While hot flashes are not medically harmful they can be uncomfortable. Some women have hot flashes intense enough to disrupt their daily routines. They can start as a heat spreading through the upper body and face, cause the face to flush, heart rate to increase, and make you sweat. Hot flashes can vary from woman to woman and can be every day or just a few times a week. They can also interfere with your sleep. If the hot flashes are not a major problem, doctors generally recommend lifestyle changes to help decrease side effects. For more severe hot flashes, medication including hormone therapy may be recommended. However, there are some concerns about safety of hormone therapy.

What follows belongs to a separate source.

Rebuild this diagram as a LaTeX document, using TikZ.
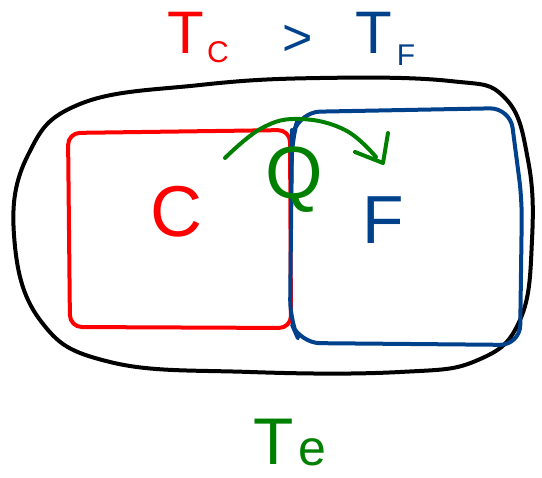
\documentclass[tikz,border=0pt]{standalone}
\usepackage{fontspec}
\setmainfont{Liberation Sans}
\definecolor{pred}{RGB}{255,0,0}
\definecolor{pblue}{RGB}{0,65,140}
\definecolor{pgreen}{RGB}{0,128,0}
\begin{document}
\begin{tikzpicture}[x=1pt,y=-1pt,
  pen/.style={line width=4pt,line cap=round,line join=round},
  lbl/.style={inner sep=0pt}]
\useasboundingbox (0,0) rectangle (542,478);
% outer environment
\draw[pen,black] plot[smooth cycle,tension=0.7] coordinates {
  (14,235) (28,155) (80,104) (200,85) (320,78) (450,81) (505,98)
  (528,160) (532,240) (520,320) (478,360) (400,372) (250,372)
  (110,362) (40,320)};
% red box
\draw[pen,pred,rounded corners=12pt] (68,133) -- (290,130) -- (291,328) -- (70,327) -- cycle;
% blue box
\draw[pen,pblue,rounded corners=20pt] (292,138) -- (300,112) -- (510,108) -- (522,200) -- (520,345) -- (300,343) -- (290,320) -- cycle;
\draw[pen,pblue] (292,130) -- (291,200);
% heat arrow
\draw[pen,pgreen] plot[smooth,tension=0.7] coordinates {(225,158) (262,128) (300,119) (345,130) (376,157)};
\draw[pen,pgreen] (355,152) -- (383,163) -- (388,133);
% labels
\node[lbl,pred,font=\fontsize{60}{60}\selectfont] (tc) at (186,33) {T};
\node[lbl,pred,font=\fontsize{30}{30}\selectfont] (tcs) at (218,52) {C};
\node[lbl,pblue,font=\fontsize{52}{52}\selectfont] (gt) at (298,40) {>};
\node[lbl,pblue,font=\fontsize{60}{60}\selectfont] (tf) at (374,33) {T};
\node[lbl,pblue,font=\fontsize{30}{30}\selectfont] (tfs) at (406,55) {F};
\node[lbl,pred,font=\fontsize{72}{72}\selectfont] (c) at (176,212) {C};
\node[lbl,pblue,font=\fontsize{68}{68}\selectfont] (f) at (383,220) {F};
\node[lbl,pgreen,font=\fontsize{74}{74}\selectfont] (q) at (294,180) {Q};
\node[lbl,pgreen,font=\fontsize{66}{66}\selectfont] (te) at (274,442) {T};
\node[lbl,pgreen,font=\fontsize{50}{50}\selectfont] (tes) at (312,452) {e};
\end{tikzpicture}
\end{document}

Researchers at Warren Alpert Medical School of Brown University set out to determine the safety and efficacy of a low dose estradiol spray in treating hot flashes. The study, published in the Journal of Obstetrics and Gynecology , found that a low-dose spray may reduce hot flash frequency.
About the Study
- One daily transdermal spray
- Two daily transdermal sprays
- Three daily transdermal sprays
- Placebo spray
Each spray delivered 90 microliters with 1.53 milligrams of estradiol. The trial ran for 12 weeks. Compared to the placebo group all of the estradiol groups demonstrated a decrease in hot flashes. The groups that had received two or three sprays had significant reduction in severity scores compared with their baseline. There was more than a 50% reduction in hot flash frequency by 74%-85% of the estradiol group compared to only 46% in the placebo group.
How Does This Affect You?
Many women do not need any treatment for hot flashes. If you can manage your hot flashes with lifestyle changes like exercise, avoiding triggers, and relaxation techniques, that is the preferred route. However, if the hot flashes are interfering with your daily routine the estradiol spray may be an option for you. The treatment is meant to be used for a short period of time and the dose is low.
Talk to your doctor about your symptoms and concerns. Discuss treatment options such as lifestyle changes, medication, or alternative treatments. You and your doctor can agree to a plan that works best for you.